Paste Magazine Kills Print Edition, Lays Off Most of its Staff

After strategic investment deal falls through, title to remain online while it evaluates options

Paste, the music magazine that nearly folded last year before launching a campaign to save itself, laid off most of its staff and has been forced to shutter its print edition.

The Decatur, Georgia-based title, which raised more than $275,000 in 2009 to stay in business — most of that via donations from readers — told staffers on Thursday that it could not meet its payroll. Nine of 12 full-time Paste employees were let go.

“We ran out of cash,” vice president Tim Regan-Porter told TheWrap. “We’ve been struggling to sell ads, primarily, for awhile now.”

The three that remain — Regan-Porter and co-founders editor-in-chief Josh Jackson and publisher Nick Purdy — will try to keep the Paste website afloat while they evaluate their options. (Paste's print shuttering was first reported by Gawker.)

Paste was “in deep discussions” for a strategic investment that would have alleviated its debt and kept the magazine going, Regan-Porter said. But the deal fell apart on Monday, he said, refusing to go into further detail.

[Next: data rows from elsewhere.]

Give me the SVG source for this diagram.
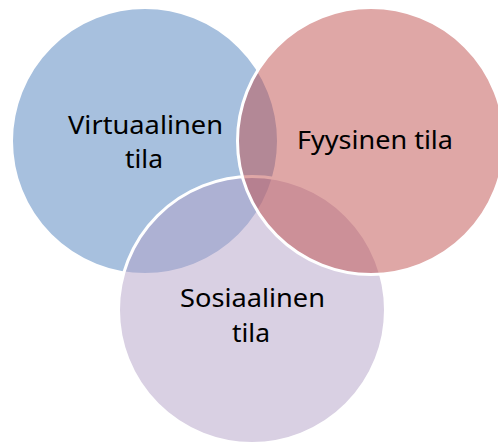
<svg xmlns="http://www.w3.org/2000/svg" width="498" height="445" viewBox="0 0 498 445">
  <style>
    .set { stroke: #ffffff; stroke-width: 3; fill-opacity: 0.5; }
    .label { font-family: "Noto Sans", "Open Sans", sans-serif; font-size: 25px; fill: #000000; text-anchor: middle; }
  </style>
  <rect width="498" height="445" fill="#ffffff"/>
  <g id="connectors"/>
  <!-- Venn sets: blue at the back, purple in the middle, red on top -->
  <g id="virtual">
    <circle class="set" cx="145" cy="141" r="133.5" fill="#4F81BD"/>
  </g>
  <g id="social">
    <circle class="set" cx="252" cy="310" r="133.5" fill="#B3A2C7"/>
  </g>
  <g id="physical">
    <circle class="set" cx="371" cy="141" r="133.5" fill="#C0504D"/>
  </g>
  <!-- Labels drawn last so they stay above every set -->
  <g id="labels">
    <text class="label" x="145.5" y="134.3" textLength="155" lengthAdjust="spacingAndGlyphs">Virtuaalinen</text>
    <text class="label" x="144" y="168.3" textLength="38" lengthAdjust="spacingAndGlyphs">tila</text>
    <text class="label" x="375" y="149.3" textLength="156" lengthAdjust="spacingAndGlyphs">Fyysinen tila</text>
    <text class="label" x="252.5" y="306.7" textLength="145" lengthAdjust="spacingAndGlyphs">Sosiaalinen</text>
    <text class="label" x="251" y="341.7" textLength="38" lengthAdjust="spacingAndGlyphs">tila</text>
  </g>
</svg>
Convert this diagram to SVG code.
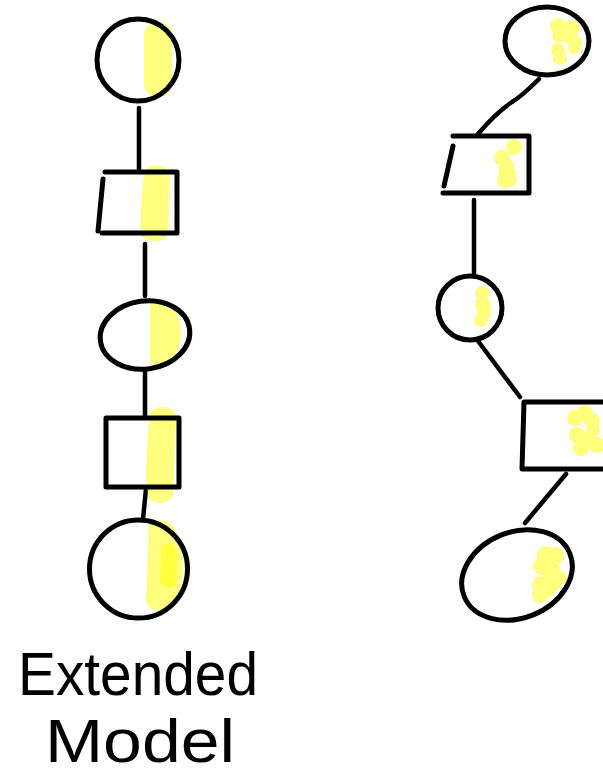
<svg xmlns="http://www.w3.org/2000/svg" width="603" height="778" viewBox="0 0 603 778">
<style>
.s{fill:none;stroke:#000;stroke-width:5;stroke-linecap:round;stroke-linejoin:round}
.c{fill:none;stroke:#000;stroke-width:4.5;stroke-linecap:round}
.y{fill:#ffff00;opacity:0.5}
.t{font-family:"Liberation Sans",Arial,sans-serif;font-size:62px;fill:#000}
</style>
<rect width="603" height="778" fill="#fff"/>
<g id="connectors">
<path class="c" d="M139,108 L139,172"/>
<path class="c" d="M145,244 L145,296"/>
<path class="c" d="M145,371 L145,417"/>
<path class="c" d="M146,489 L143,519"/>
<path class="c" d="M539,79 C530,88 522,96 512,102 C500,110 488,122 478,134"/>
<path class="c" d="M474,200 L474,276"/>
<path class="c" d="M478,341 L520,397"/>
<path class="c" d="M566,474 L525,523"/>
</g>
<g id="left1">
<rect class="y" x="144" y="22" width="28" height="75" rx="13"/>
<circle class="s" cx="138" cy="60" r="41"/>
</g>
<g id="left2">
<path class="y" d="M148,167 C160,163 170,168 170,178 L168,232 C166,243 150,244 141,236 C140,215 142,190 144,176 Z"/>
<path class="s" d="M105,172 L177,172 L177,233 L102,233 M103,179 L98,231"/>
</g>
<g id="left3">
<path class="y" d="M150,300 C165,297 178,302 178,318 C184,330 180,350 172,362 C165,369 152,368 150,360 Z"/>
<ellipse class="s" cx="145" cy="335" rx="45" ry="34" transform="rotate(-8 145 335)"/>
</g>
<g id="left4">
<path class="y" d="M150,412 C158,404 176,405 176,418 L173,495 C170,505 152,505 148,496 L146,480 C146,460 148,430 150,412 Z"/>
<rect class="s" x="106" y="418" width="73" height="69"/>
</g>
<g id="left5">
<path class="y" d="M149,524 C160,517 176,520 178,540 C186,560 184,590 174,604 C164,614 148,612 146,600 Z"/>
<path class="y" d="M162,545 C172,540 178,548 177,560 L176,585 C170,590 160,588 160,578 Z"/>
<circle class="s" cx="138.5" cy="569" r="49"/>
</g>
<g id="right1">
<g class="y">
<circle cx="558" cy="26" r="8"/><circle cx="559" cy="36" r="7"/><circle cx="572" cy="28" r="8"/><circle cx="571" cy="38" r="7"/><circle cx="575" cy="43" r="7"/><circle cx="558" cy="50" r="7"/><circle cx="560" cy="58" r="7"/><circle cx="574" cy="48" r="6"/>
</g>
<ellipse class="s" cx="547" cy="41" rx="42" ry="34"/>
</g>
<g id="right2">
<g class="y">
<circle cx="514" cy="147" r="8"/><circle cx="502" cy="158" r="8"/><circle cx="506" cy="166" r="8"/><circle cx="507" cy="174" r="9"/><circle cx="505" cy="180" r="8"/><circle cx="510" cy="180" r="7"/><circle cx="506" cy="176" r="6"/>
</g>
<path class="s" d="M453,136 L529,136 L529,193 L443,193 M453,146 L444,186"/>
</g>
<g id="right3">
<g class="y">
<circle cx="482" cy="293" r="7"/><circle cx="483" cy="305" r="8"/><circle cx="484" cy="313" r="7"/><circle cx="481" cy="320" r="7"/>
</g>
<circle class="s" cx="470" cy="308" r="32"/>
</g>
<g id="right4">
<g class="y">
<circle cx="575" cy="418" r="8"/><circle cx="585" cy="413" r="8"/><circle cx="592" cy="421" r="8"/><circle cx="577" cy="435" r="8"/><circle cx="588" cy="440" r="9"/><circle cx="597" cy="445" r="8"/><circle cx="581" cy="448" r="8"/><circle cx="593" cy="430" r="7"/>
</g>
<path class="s" d="M605,402 L524,402 L522,469 L605,469"/>
</g>
<g id="right5">
<g class="y">
<circle cx="546" cy="555" r="9"/><circle cx="555" cy="556" r="9"/><circle cx="542" cy="566" r="9"/><circle cx="551" cy="570" r="9"/><circle cx="553" cy="582" r="9"/><circle cx="560" cy="578" r="7"/><circle cx="541" cy="585" r="9"/><circle cx="540" cy="595" r="8"/><circle cx="548" cy="590" r="7"/>
</g>
<ellipse class="s" cx="517" cy="575" rx="57" ry="43" transform="rotate(-22 517 575)"/>
</g>
<text class="t" x="18" y="695" textLength="240" lengthAdjust="spacingAndGlyphs">Extended</text>
<text class="t" x="45" y="762" textLength="190" lengthAdjust="spacingAndGlyphs">Model</text>
</svg>
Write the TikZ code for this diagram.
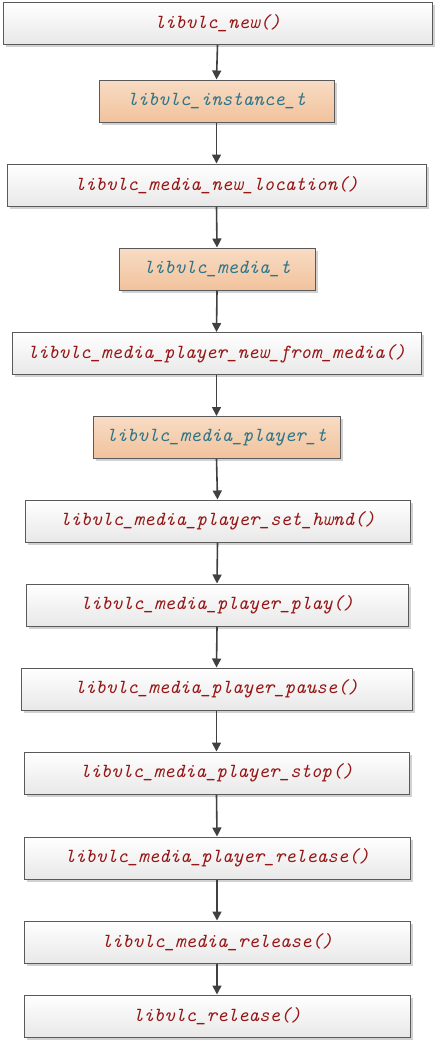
\documentclass[tikz,border=0pt]{standalone}
\usepackage{fontspec}
\usepackage{tikz}
\usetikzlibrary{arrows.meta,shadows}
\definecolor{callred}{RGB}{150,22,22}
\definecolor{typeteal}{RGB}{45,118,138}
\definecolor{boxline}{RGB}{90,90,90}
\definecolor{flowgray}{RGB}{64,64,64}
\definecolor{peachtop}{RGB}{248,220,196}
\definecolor{peachbot}{RGB}{241,194,156}
\newcommand{\vlcname}[1]{\fontsize{20}{20}\selectfont\ttfamily\itshape #1}

\begin{document}
\begin{tikzpicture}[x=1pt,y=1pt,
    callbox/.style={draw=boxline,line width=1pt,top color=white,bottom color=black!9,
      minimum height=42pt,inner sep=0pt,text=callred,
      drop shadow={shadow xshift=2.5pt,shadow yshift=-2.5pt,fill=black!18,opacity=1}},
    typebox/.style={callbox,top color=peachtop,bottom color=peachbot,text=typeteal},
    flow/.style={draw=flowgray,line width=1.6pt,-{Triangle[length=9pt,width=9pt]}}]
    \useasboundingbox (0,0) rectangle (437,-1044);
    \node[callbox,minimum width=429pt] (new) at (217.5,-23.5) {\vlcname{libvlc\_new()}};
    \node[typebox,minimum width=235pt] (inst) at (216.5,-101) {\vlcname{libvlc\_instance\_t}};
    \node[callbox,minimum width=419pt] (loc) at (216.5,-185) {\vlcname{libvlc\_media\_new\_location()}};
    \node[typebox,minimum width=196pt] (media) at (217,-269) {\vlcname{libvlc\_media\_t}};
    \node[callbox,minimum width=409pt] (frommedia) at (216.5,-353.5) {\vlcname{libvlc\_media\_player\_new\_from\_media()}};
    \node[typebox,minimum width=247pt] (player) at (216.5,-437.5) {\vlcname{libvlc\_media\_player\_t}};
    \node[callbox,minimum width=385pt] (hwnd) at (217.5,-521) {\vlcname{libvlc\_media\_player\_set\_hwnd()}};
    \node[callbox,minimum width=382pt] (play) at (217,-605) {\vlcname{libvlc\_media\_player\_play()}};
    \node[callbox,minimum width=391pt] (pause) at (216.5,-689) {\vlcname{libvlc\_media\_player\_pause()}};
    \node[callbox,minimum width=385pt] (stop) at (216.5,-773) {\vlcname{libvlc\_media\_player\_stop()}};
    \node[callbox,minimum width=386pt] (prel) at (217,-858) {\vlcname{libvlc\_media\_player\_release()}};
    \node[callbox,minimum width=386pt] (mrel) at (217,-942) {\vlcname{libvlc\_media\_release()}};
    \node[callbox,minimum width=386pt] (rel) at (217,-1016) {\vlcname{libvlc\_release()}};
    % one arrow per step, straight down
    \foreach \a/\b in {new/inst,inst/loc,loc/media,media/frommedia,frommedia/player,
      player/hwnd,hwnd/play,play/pause,pause/stop,stop/prel,prel/mrel,mrel/rel}
      \draw[flow] (\a.south) -- (\b.north);
  \end{tikzpicture}
\end{document}
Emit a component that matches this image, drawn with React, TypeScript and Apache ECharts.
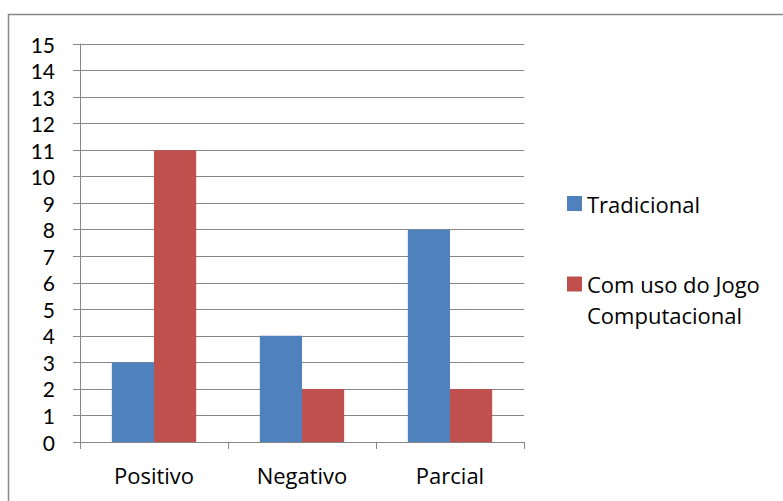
import React, { useEffect, useRef } from "react";
import * as echarts from "echarts";

const categories = ["Positivo", "Negativo", "Parcial"];
const tradicional = [3, 4, 8];
const comJogo = [11, 2, 2];
const seriesNames = ["Tradicional", "Com uso do Jogo Computacional"];

const FONT = "'Open Sans', sans-serif";
const YFONT = "Lato, sans-serif";
const GRAY = "#878787";
const FS = 22;

export default function App() {
  const ref = useRef<HTMLDivElement>(null);
  useEffect(() => {
    if (!ref.current) return;
    const chart = echarts.init(ref.current, null, { renderer: "svg" });
    chart.setOption({
      animation: false,
      backgroundColor: "#ffffff",
      textStyle: { fontFamily: FONT },
      graphic: [
        {
          type: "rect",
          shape: { x: 8.5, y: 14.5, width: 800, height: 500 },
          style: { fill: "none", stroke: GRAY, lineWidth: 1.5 },
          silent: true,
        },
      ],
      grid: { left: 80, top: 44, right: 259, bottom: 59, containLabel: false },
      legend: [
        {
          data: [seriesNames[0]],
          left: 567,
          top: 188,
          padding: 0,
          orient: "vertical",
          itemWidth: 15,
          itemHeight: 15,
          icon: "rect",
          textStyle: { fontFamily: FONT, fontSize: FS, color: "#000", lineHeight: 31 },
          selectedMode: false,
        },
        {
          data: [seriesNames[1]],
          left: 567,
          top: 237.5,
          padding: 0,
          orient: "vertical",
          itemWidth: 15,
          itemHeight: 15,
          icon: "rect",
          formatter: () => "\nCom uso do Jogo\nComputacional",
          textStyle: {
            fontFamily: FONT,
            fontSize: FS,
            color: "#000",
            lineHeight: 31,
          },
          selectedMode: false,
        },
      ],
      xAxis: {
        type: "category",
        data: categories,
        axisLine: { show: true, lineStyle: { color: GRAY, width: 1 } },
        axisTick: { show: true, length: 7, lineStyle: { color: GRAY } },
        axisLabel: {
          fontFamily: FONT,
          fontSize: FS,
          color: "#000",
          margin: 22,
          lineHeight: 22,
        },
      },
      yAxis: {
        type: "value",
        min: 0,
        max: 15,
        interval: 1,
        axisLine: { show: true, lineStyle: { color: GRAY, width: 1 } },
        axisTick: { show: true, length: 7, lineStyle: { color: GRAY } },
        splitLine: { show: true, lineStyle: { color: GRAY, width: 1 } },
        axisLabel: { fontFamily: YFONT, fontSize: 21, color: "#000", margin: 25, lineHeight: 21 },
      },
      series: [
        {
          name: seriesNames[0],
          type: "bar",
          data: tradicional,
          itemStyle: { color: "#4F81BD" },
          barGap: "0%",
          barCategoryGap: "43%",
        },
        {
          name: seriesNames[1],
          type: "bar",
          data: comJogo,
          itemStyle: { color: "#C0504D" },
          barGap: "0%",
          barCategoryGap: "43%",
        },
      ],
    });
    return () => chart.dispose();
  }, []);
  return (
    <div
      ref={ref}
      style={{ position: "fixed", left: 0, top: 0, width: 783, height: 501, background: "#fff" }}
    />
  );
}
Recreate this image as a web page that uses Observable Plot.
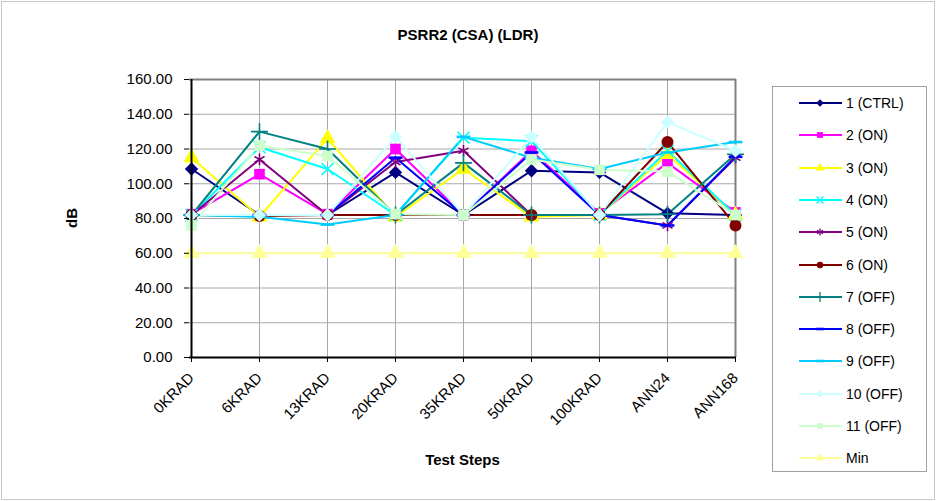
<!DOCTYPE html>
<html>
<head>
<meta charset="utf-8">
<script src="https://cdn.jsdelivr.net/npm/d3@7"></script>
<script src="https://cdn.jsdelivr.net/npm/@observablehq/plot@0.6"></script>
<style>
  html, body { margin: 0; padding: 0; background: #fff; }
  #wrap { position: relative; width: 936px; height: 501px; font-family: "Liberation Sans", Arial, sans-serif; overflow: hidden; }
  #wrap svg.plot { position: absolute; left: 0; top: 0; }
  .border { position: absolute; left: 1px; top: 1px; width: 932px; height: 497px; border: 1px solid #c8c8c8; pointer-events: none; }
  .title { position: absolute; left: 0; width: 936px; top: 26px; text-align: center; font-weight: bold; font-size: 15px; }
  .xlabel { position: absolute; left: 189px; width: 547px; top: 451px; text-align: center; font-weight: bold; font-size: 15px; }
  .ylabel { position: absolute; left: 71px; top: 218px; font-weight: bold; font-size: 15px; transform: translate(-50%, -50%) rotate(-90deg); transform-origin: center; }
  #legend { position: absolute; left: 772px; top: 86px; width: 155px; height: 386px; border: 1px solid #a0a0a0; box-sizing: border-box; background: #fff; }
  .item { position: absolute; left: 24px; height: 20px; display: flex; align-items: center; font-size: 14px; }
  .item svg { margin-right: 3px; }
</style>
</head>
<body>
<div id="wrap">
  <div class="border"></div>
  <div class="title">PSRR2 (CSA) (LDR)</div>
  <div class="ylabel">dB</div>
  <div class="xlabel">Test Steps</div>
  <div id="legend"></div>
</div>
<script>
const categories = ["0KRAD", "6KRAD", "13KRAD", "20KRAD", "35KRAD", "50KRAD", "100KRAD", "ANN24", "ANN168"];
const seriesNames = ["1 (CTRL)", "2 (ON)", "3 (ON)", "4 (ON)", "5 (ON)", "6 (ON)", "7 (OFF)", "8 (OFF)", "9 (OFF)", "10 (OFF)", "11 (OFF)", "Min"];
const yTicks = [0, 20, 40, 60, 80, 100, 120, 140, 160];

const s1  = [108.5, 82.0, 82.0, 106.5, 82.0, 107.5, 106.5, 83.0, 82.0];
const s2  = [82.5, 105.5, 82.5, 120.0, 82.0, 119.0, 83.0, 112.0, 83.5];
const s3  = [115.0, 81.0, 126.0, 81.0, 108.5, 81.0, 82.0, 117.0, 82.0];
const s4  = [82.0, 121.0, 108.5, 82.0, 126.5, 124.5, 82.0, 119.0, 82.0];
const s5  = [82.0, 114.0, 82.0, 112.5, 119.0, 82.0, 82.0, 76.0, 115.0];
const s6  = [82.0, 81.5, 82.0, 82.0, 82.0, 82.0, 82.0, 124.0, 76.0];
const s7  = [82.0, 130.0, 120.0, 82.0, 112.0, 82.0, 82.0, 82.5, 117.0];
const s8  = [82.0, 82.0, 82.0, 115.0, 82.0, 118.0, 82.0, 76.0, 115.5];
const s9  = [82.0, 81.0, 76.5, 82.0, 127.0, 115.0, 108.5, 118.0, 124.0];
const s10 = [82.0, 82.0, 82.0, 127.0, 82.0, 127.0, 82.0, 135.5, 119.0];
const s11 = [76.0, 122.0, 116.0, 82.5, 82.0, 114.0, 108.0, 107.0, 82.0];
const sMin = [60, 60, 60, 60, 60, 60, 60, 60, 60];

const seriesValues = [s1, s2, s3, s4, s5, s6, s7, s8, s9, s10, s11, sMin];
const colors = ["#000080", "#FF00FF", "#FFFF00", "#00FFFF", "#800080", "#800000", "#008080", "#0000FF", "#00CCFF", "#CCFFFF", "#CCFFCC", "#FFFF99"];

const dash = { draw(ctx, size) { const w = Math.sqrt(size) * 1.3; ctx.moveTo(-w / 2, -1.3); ctx.lineTo(w / 2, -1.3); ctx.lineTo(w / 2, 1.3); ctx.lineTo(-w / 2, 1.3); ctx.closePath(); } };
// [symbol, filled]
const markers = [["diamond2", true], ["square", true], ["triangle", true], ["times", false], ["asterisk", false], ["circle", true], ["plus", false], [dash, true], [dash, true], ["diamond2", true], ["square", true], ["triangle", true]];

const rows = [];
seriesNames.forEach((name, i) => {
  categories.forEach((c, j) => rows.push({ series: name, idx: i, step: c, value: seriesValues[i][j] }));
});

const marks = [];
marks.push(Plot.ruleY(yTicks.slice(1, -1), { stroke: "#a8a8a8", strokeWidth: 1 }));
marks.push(Plot.ruleX(categories.slice(1, -1), { stroke: "#a8a8a8", strokeWidth: 1 }));
marks.push(Plot.ruleY([160], { stroke: "#808080", strokeWidth: 2 }));
marks.push(Plot.ruleX([categories[categories.length - 1]], { stroke: "#808080", strokeWidth: 2 }));
seriesNames.forEach((name, i) => {
  marks.push(Plot.line(rows.filter(d => d.idx === i), { x: "step", y: "value", stroke: colors[i], strokeWidth: 2 }));
});
seriesNames.forEach((name, i) => {
  const [sym, filled] = markers[i];
  const data = rows.filter(d => d.idx === i);
  if (filled) marks.push(Plot.dot(data, { x: "step", y: "value", symbol: () => sym, r: 6, fill: colors[i], stroke: "none" }));
  else marks.push(Plot.dot(data, { x: "step", y: "value", symbol: () => sym, r: 5.5, fill: "none", stroke: colors[i], strokeWidth: 1.6 }));
});
marks.push(Plot.ruleY([0], { stroke: "#000", strokeWidth: 2 }));
marks.push(Plot.ruleX([categories[0]], { stroke: "#000", strokeWidth: 2 }));
marks.push(Plot.axisY(yTicks, { tickFormat: d3.format(".2f"), tickSize: 5, tickPadding: 12, fontSize: 15, label: null, stroke: "#000" }));
marks.push(Plot.axisX(categories, { tickRotate: -45, tickSize: 5, tickPadding: 13, fontSize: 15, label: null, stroke: "#000" }));

const chart = Plot.plot({
  width: 936,
  height: 501,
  marginLeft: 189,
  marginRight: 200,
  marginTop: 79,
  marginBottom: 144,
  style: { fontFamily: "'Liberation Sans', Arial, sans-serif", color: "#000", background: "transparent" },
  x: { type: "point", domain: categories, padding: 0 },
  y: { domain: [0, 160] },
  symbol: { type: "identity" },
  marks
});
chart.classList.add("plot");
document.getElementById("wrap").insertBefore(chart, document.querySelector(".title"));

// Legend
const legend = d3.select("#legend");
seriesNames.forEach((name, i) => {
  const item = legend.append("div").attr("class", "item").style("top", (6 + i * 32.3) + "px");
  const svg = item.append("svg").attr("width", 46).attr("height", 14);
  svg.append("line").attr("x1", 2).attr("x2", 45).attr("y1", 7).attr("y2", 7).attr("stroke", colors[i]).attr("stroke-width", 2);
  const [sym, filled] = markers[i];
  const typeMap = { diamond2: d3.symbolDiamond2, square: d3.symbolSquare, triangle: d3.symbolTriangle, times: d3.symbolTimes, asterisk: d3.symbolAsterisk, circle: d3.symbolCircle, plus: d3.symbolPlus };
  const type = typeof sym === "string" ? typeMap[sym] : sym;
  svg.append("path").attr("transform", "translate(23,7)").attr("d", d3.symbol(type, 34)())
    .attr("fill", filled ? colors[i] : "none").attr("stroke", filled ? "none" : colors[i]).attr("stroke-width", 1.3);
  item.append("span").text(name);
});
</script>
</body>
</html>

But according to a source close to the magazine, a current stakeholder in Paste “torpedoed” the offer and threatened a lawsuit. (However, the source wouldn’t say who that stakeholder was nor what was at issue; Regan-Porter declined to comment.)

With a circulation of 180,000, Paste magazine was one of the biggest music titles in the country, but financial struggles forced the monthly to combine four issues — April and May, and June and July — into two. The August issue was completed, Regan-Porter said, but they could not afford to publish it. The September issue was nearly complete, he said. (Jackson said those issues will likely not go online so the writers "have an opportunity to take their work elsewhere" and get paid for it.)

Regan-Porter said Paste had been approached by other suitors before Monday, and is hopeful an 11th hour investment will allow the company to revive the magazine, in some form, and hire back some of the staffers it laid off. “We’re just not sure how long it will be before that happens,” he said.

It’s very possible a buyer will want Paste’s digital assets. Pastemagazine.com attracts 750,000 unique visitors a month and about 2.5 million pages views, according to the magazine. Its Twitter feed has close to 70,000 followers.

In 2007, the magazine launched a pay-what-you-want subscription campaign modeled after Radiohead's "In Rainbows" album release. (Pasted generated more than $120,000 from that stunt — and, more importantly, 30,000 new subscribers.)

When asked why they didn’t launch another “Save Paste” campaign, O’Regan-Porter said it would have “scared off advertisers and prolonged the inevitable.”

“We didn’t want to take their money if it wasn’t going to work,” he said.